本研究は, 全国新生児専門医制度研修施設の基幹施設と指定施設の「重篤な疾患を持つ新生児の医療をめぐるガイドライン」の活用状況に関する看護師と医師の認識を通して, 本ガイドラインの理念を達成するために取り組むべき課題を検討した.
全国262施設に配布し, 194施設, 276名から回答があった(回収率52.7%). そのうち, 看護師と医師の両者が回答したのは83施設(31.7%)であった.

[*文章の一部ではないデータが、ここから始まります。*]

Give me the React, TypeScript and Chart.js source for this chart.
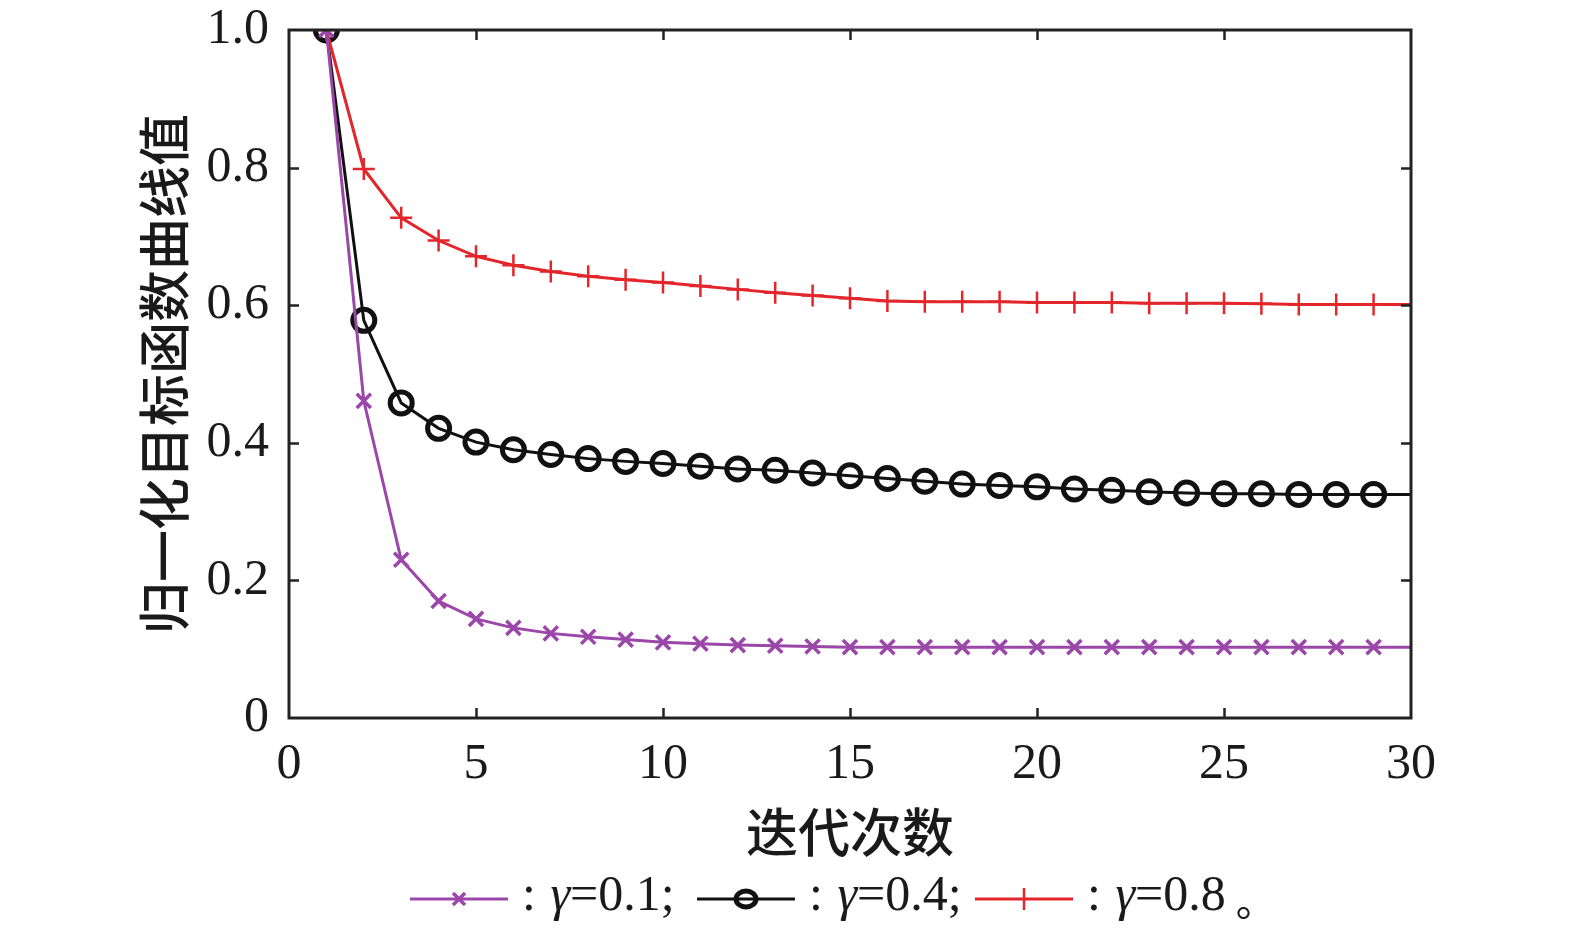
import React, { useEffect, useRef } from "react";
import { Chart, registerables } from "chart.js";

Chart.register(...registerables);

const iterations: number[] = Array.from({ length: 30 }, (_, i) => i + 1);
const gamma01: number[] = [1.0, 0.461, 0.230, 0.170, 0.144, 0.131, 0.123, 0.118, 0.114, 0.110, 0.108, 0.106, 0.105, 0.104, 0.103, 0.103, 0.103, 0.103, 0.103, 0.103, 0.103, 0.103, 0.103, 0.103, 0.103, 0.103, 0.103, 0.103, 0.103, 0.103];
const gamma04: number[] = [1.0, 0.578, 0.458, 0.421, 0.401, 0.390, 0.383, 0.377, 0.373, 0.370, 0.366, 0.362, 0.360, 0.356, 0.352, 0.348, 0.344, 0.340, 0.338, 0.336, 0.333, 0.331, 0.329, 0.327, 0.326, 0.326, 0.325, 0.325, 0.325, 0.325];
const gamma08: number[] = [1.0, 0.798, 0.727, 0.694, 0.671, 0.658, 0.649, 0.642, 0.637, 0.633, 0.628, 0.623, 0.618, 0.614, 0.610, 0.606, 0.605, 0.605, 0.605, 0.604, 0.604, 0.604, 0.603, 0.603, 0.603, 0.602, 0.601, 0.601, 0.601, 0.601];
const seriesLabels: string[] = ["0.1", "0.4", "0.8"];
const xTitle = "迭代次数";
const yTitle = "归一化目标函数曲线值";

const PURPLE = "#9b46a9";
const BLACK = "#111111";
const RED = "#e3262b";
const SERIF = "'Liberation Serif', 'Times New Roman', serif";
const CJK = "'Noto Sans CJK SC', sans-serif";

const toPoints = (ys: number[]) => ys.map((y, i) => ({ x: iterations[i], y }));
const hideLast = (r: number) => (ctx: any) => (ctx.dataIndex === iterations.length - 1 ? 0 : r);

const framePlugin = {
  id: "frame",
  afterDatasetsDraw(chart: any) {
    const { ctx, chartArea, scales } = chart;
    const { left, right, top, bottom } = chartArea;
    ctx.save();
    ctx.strokeStyle = "#222";
    ctx.lineWidth = 2.5;
    const tl = 10;
    ctx.beginPath();
    scales.x.ticks.forEach((t: any) => {
      if (t.value <= 0 || t.value >= 30) return;
      const px = Math.round(scales.x.getPixelForValue(t.value)) + 0.5;
      ctx.moveTo(px, bottom);
      ctx.lineTo(px, bottom - tl);
      ctx.moveTo(px, top);
      ctx.lineTo(px, top + tl);
    });
    scales.y.ticks.forEach((t: any) => {
      if (t.value <= 0 || t.value >= 1) return;
      const py = Math.round(scales.y.getPixelForValue(t.value)) + 0.5;
      ctx.moveTo(left, py);
      ctx.lineTo(left + tl, py);
      ctx.moveTo(right, py);
      ctx.lineTo(right - tl, py);
    });
    ctx.stroke();
    ctx.lineWidth = 3;
    ctx.strokeRect(left, top, right - left, bottom - top);
    ctx.restore();
  },
  afterDraw(chart: any) {
    const { ctx } = chart;
    const ly = 899;
    const items = [
      { x0: 410, color: PURPLE, style: "crossRot" },
      { x0: 697, color: BLACK, style: "circle" },
      { x0: 975, color: RED, style: "cross" },
    ];
    ctx.save();
    items.forEach((it, i) => {
      ctx.strokeStyle = it.color;
      ctx.lineWidth = 3;
      ctx.beginPath();
      ctx.moveTo(it.x0, ly);
      ctx.lineTo(it.x0 + 98, ly);
      ctx.stroke();
      const cx = it.x0 + 49;
      ctx.beginPath();
      if (it.style === "crossRot") {
        const r = 6;
        ctx.lineWidth = 3.5;
        ctx.moveTo(cx - r, ly - r);
        ctx.lineTo(cx + r, ly + r);
        ctx.moveTo(cx + r, ly - r);
        ctx.lineTo(cx - r, ly + r);
      } else if (it.style === "circle") {
        ctx.lineWidth = 5;
        ctx.ellipse(cx, ly, 10, 8, 0, 0, Math.PI * 2);
      } else {
        const r = 11;
        ctx.lineWidth = 2.5;
        ctx.moveTo(cx, ly - r);
        ctx.lineTo(cx, ly + r);
      }
      ctx.stroke();
      let tx = it.x0 + 112;
      ctx.fillStyle = "#1a1a1a";
      ctx.textBaseline = "middle";
      ctx.textAlign = "left";
      ctx.font = `50px ${SERIF}`;
      ctx.fillText(":", tx, ly - 2);
      tx += ctx.measureText(": ").width + 2;
      ctx.font = `italic 50px ${SERIF}`;
      ctx.fillText("γ", tx, ly - 2);
      tx += ctx.measureText("γ").width;
      ctx.font = `50px ${SERIF}`;
      const rest = "=" + seriesLabels[i] + (i < 2 ? ";" : "");
      ctx.fillText(rest, tx, ly - 2);
      if (i === 2) {
        tx += ctx.measureText(rest).width + 10;
        ctx.font = `40px ${CJK}`;
        ctx.fillText("。", tx, ly + 2);
      }
    });
    ctx.restore();
  },
};

export default function App() {
  const ref = useRef<HTMLCanvasElement | null>(null);
  useEffect(() => {
    document.body.style.margin = "0";
    const canvas = ref.current;
    if (!canvas) return;
    const chart = new Chart(canvas, {
      type: "line",
      data: {
        datasets: [
          {
            label: "γ=0.1",
            data: toPoints(gamma01),
            borderColor: PURPLE,
            backgroundColor: "rgba(0,0,0,0)",
            borderWidth: 3,
            pointStyle: "crossRot",
            pointRadius: hideLast(10),
            pointBorderColor: PURPLE,
            pointBorderWidth: 3.5,
            tension: 0,
          },
          {
            label: "γ=0.8",
            data: toPoints(gamma08),
            borderColor: RED,
            backgroundColor: "rgba(0,0,0,0)",
            borderWidth: 3,
            pointStyle: "cross",
            pointRadius: hideLast(11),
            pointBorderColor: RED,
            pointBorderWidth: 2.5,
            tension: 0,
          },
          {
            label: "γ=0.4",
            data: toPoints(gamma04),
            borderColor: BLACK,
            backgroundColor: "rgba(0,0,0,0)",
            borderWidth: 3,
            pointStyle: "circle",
            pointRadius: hideLast(11),
            pointBorderColor: BLACK,
            pointBackgroundColor: "rgba(0,0,0,0)",
            pointBorderWidth: 5,
            tension: 0,
          },
        ],
      },
      options: {
        animation: false,
        responsive: false,
        devicePixelRatio: 1,
        layout: { padding: { top: 30, right: 164, bottom: 65, left: 0 } },
        plugins: { legend: { display: false }, tooltip: { enabled: false } },
        scales: {
          x: {
            type: "linear",
            min: 0,
            max: 30,
            grid: { display: false, drawTicks: false },
            border: { display: false },
            ticks: {
              stepSize: 5,
              padding: 17,
              color: "#1a1a1a",
              font: { family: SERIF, size: 50 },
              maxRotation: 0,
            },
            title: {
              display: true,
              text: xTitle,
              color: "#1a1a1a",
              font: { family: CJK, size: 52, weight: "500" },
              padding: { top: 0, bottom: 5 },
            },
            afterFit: (s: any) => {
              s.height = 150;
            },
          },
          y: {
            type: "linear",
            min: 0,
            max: 1,
            grid: { display: false, drawTicks: false },
            border: { display: false },
            ticks: {
              stepSize: 0.2,
              padding: 20,
              color: "#1a1a1a",
              font: { family: SERIF, size: 50 },
              callback: (v: any) => (Number(v) === 0 ? "0" : Number(v).toFixed(1)),
            },
            title: {
              display: true,
              text: yTitle,
              color: "#1a1a1a",
              font: { family: CJK, size: 52, weight: "500" },
              padding: { top: 133, bottom: 0 },
            },
            afterFit: (s: any) => {
              s.width = 289;
              s.paddingTop = 0;
              s.paddingBottom = 0;
            },
          },
        },
      },
      plugins: [framePlugin],
    } as any);
    return () => chart.destroy();
  }, []);
  return (
    <div style={{ width: 1575, height: 933, background: "#fff" }}>
      <canvas ref={ref} width={1575} height={933} style={{ width: 1575, height: 933, display: "block" }} />
    </div>
  );
}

新生児の治療をめぐる話し合いを進めるための課題として, アドボカシーのためのモラルスペースが有効と考えられた. すなわち1)父母と医療スタッフの自律性が尊重される姿勢があること, 2)自己の良心からの反論を表明できる機構づくり, 3)非公式に倫理観の違いが検討され, 倫理的な問題は常に話し合いをする環境づくりが必要と考えられた.
また, 本ガイドラインが重篤な疾患を持つ新生児に対し, その子どもの最善の利益を導くために広く活用されるようになるためには, 1)父母と医療者の双方が意思決定に参加し, 共通のステップを踏めるような具体的な話し合いのガイドにし, 2)感情の対処に加え倫理分析を実行できるような内容を加える必要があると考えられた.